- Poster
- Directed by: P. S. Nivas
- Written by: Thirupur Manimaran
- Produced by: Jayagowri
- Starring: Rajeev Vijayashanti Vadivukkarasi
- Cinematography: P. S. Nivas
- Edited by: R. Bhaskaran
- Music by: Ilaiyaraaja
- Production company: Siva Chithra Pictures
- Release date: 14 November 1982;
- Country: India
- Language: Tamil

= Nizhal Thedum Nenjangal =

Nizhal Thedum Nenjangal (/ta/ ) is a 1982 Indian Tamil-language film directed and photographed by P. S. Nivas. The film stars Rajeev, Vijayashanti and Vadivukkarasi. It was released on 14 November 1982.

== Cast ==
- Rajeev
- Vijayashanti
- Vadivukkarasi
- Bhanu Chander

== Production ==
Nizhal Thedum Nenjangal is Nivas' third directorial venture.

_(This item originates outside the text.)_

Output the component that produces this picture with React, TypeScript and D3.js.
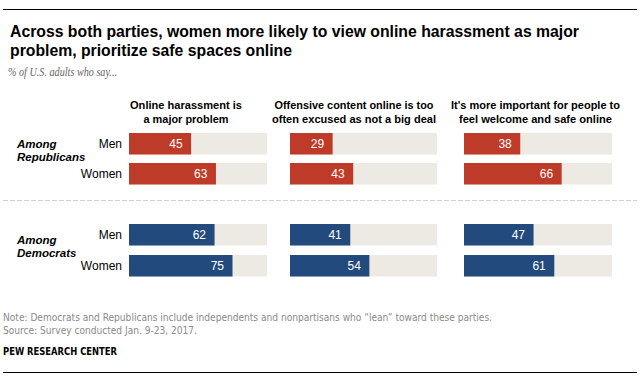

Bhanu Chander's voice was dubbed by R. Parthiban.

== Soundtrack ==
The music was composed by Ilaiyaraaja.

| Song | Singers | Lyrics |
| "Idhu Kanavugal" | Deepan Chakravarthy, S. Janaki | Vairamuthu |
| "Iva Machchamulla" | Malaysia Vasudevan |
| "Mangala Vaanam" | Malaysia Vasudevan, Sasi Rekha |
| "Pookal Sindhungal" | S. P. Balasubrahmanyam, S. Janaki |
| "Thendral Thererum" | Uma Ramanan | Kalimuthu |

== Release and reception ==
Nizhal Thedum Nenjangal was released on 14 November 1982. Thiraignani of Kalki said Nivas' cinematography was better than his directing skills.